KF: Well, the idea came because I wanted to write a song about what it feels like to get off stage before I knew how to get off stage and like, not drink a beer immediately. But, you know, it’s a really weird feeling because you play, typically, like your most popular song, the crowd is the loudest it’s ever been at the end of the show, right, whether you do an encore, it’s just the last song. It is this moment of just massive noise and joy and energy. For me, as a solo artist, I get off stage, I get put in the green room or the bus or whatever and then everyone leaves because everyone has to go do shit. So you go from this thing of like, maybe you’re in a room with 500 people, 2000 people, 20,000 people, whatever it is. Now it’s completely quiet and you’re alone and that is just a strange thing. I think me learning how to tolerate that feeling of sudden aloneness and quiet was kind of a proxy for me. Also, learning how to be just able to sit in my own discomfort more broadly, which is also just connected to me stopping drinking alcohol and a bunch of other things, but I think that was the lens. That was how I approached writing this song, which is just a song about the fact that at the end of the day, we’re all, not in a sad way in just a normal way, we’re all alone inside of ourselves. The goal, of course, is to be alone together and to be at peace with that aloneness. I think it’s taken me time to get like tools to be able to do that, but that’s what that song is about.

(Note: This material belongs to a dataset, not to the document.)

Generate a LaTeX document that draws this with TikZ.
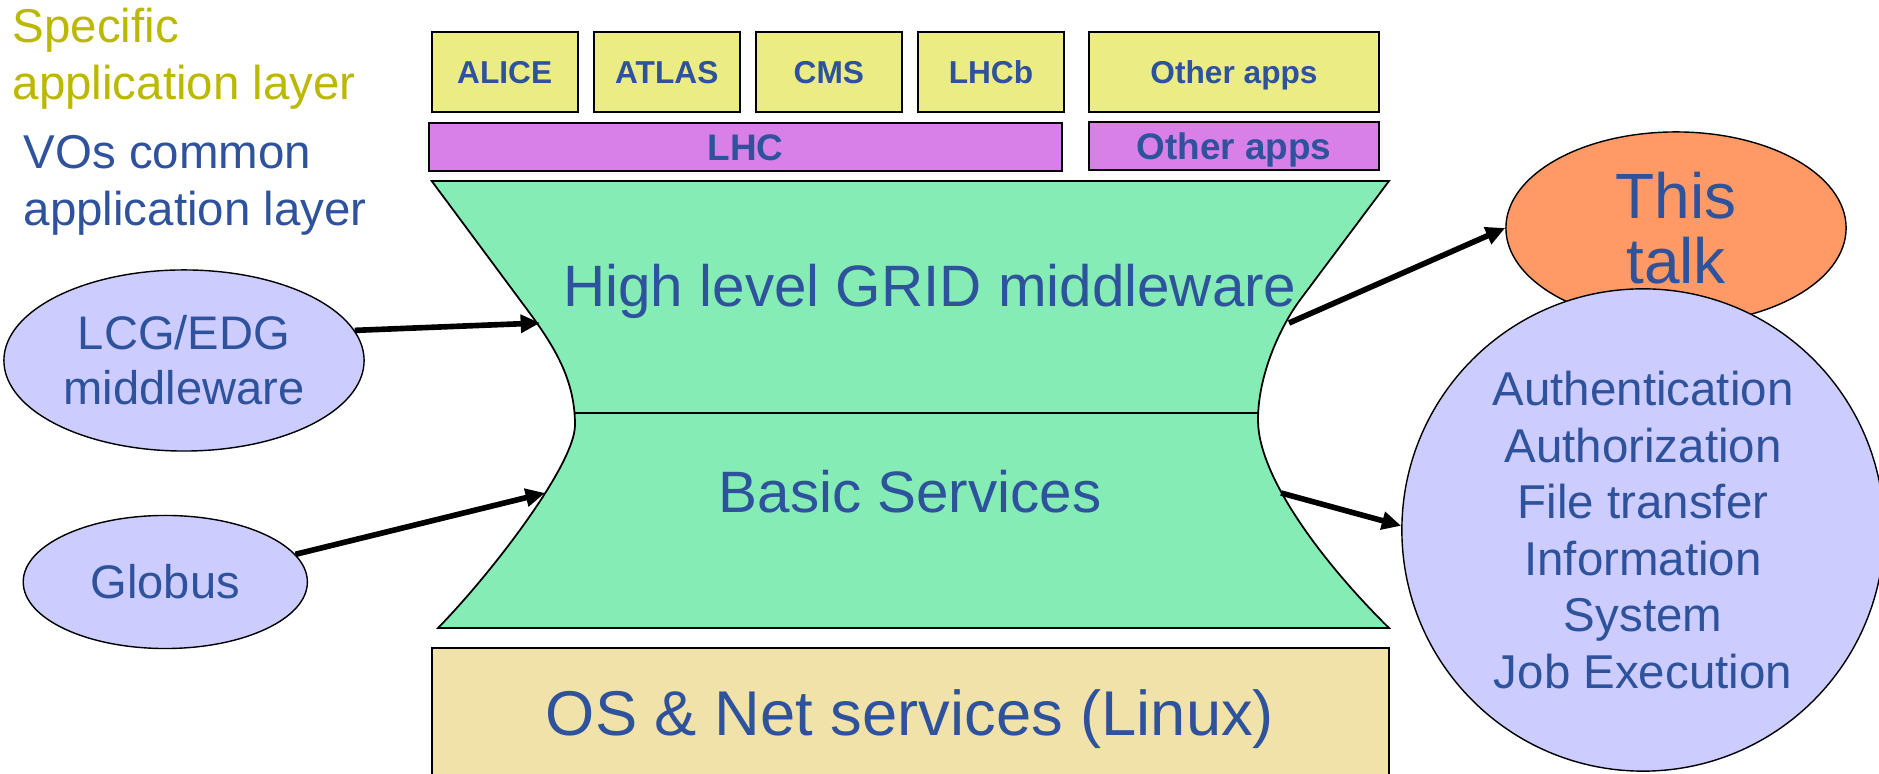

mxdwn: That’s super interesting. I can definitely see how that juxtaposition could be a little weird at first, for lack of a better word. You have a mini-doc out as well, The Journey to MONO, what was it like to film that?
KF: My experience filming the mini doc was really illuminating, because I hadn’t ever zoomed out on my whole life, my whole career like that before. I’d talked about parts of my past in a piecemeal way, but never in one sitting. It was great because Thomas, the director, was able to film at so many different points during the making of the record, so it felt like we were able to capture the spirit of the project as it evolved over time and not just in a single moment.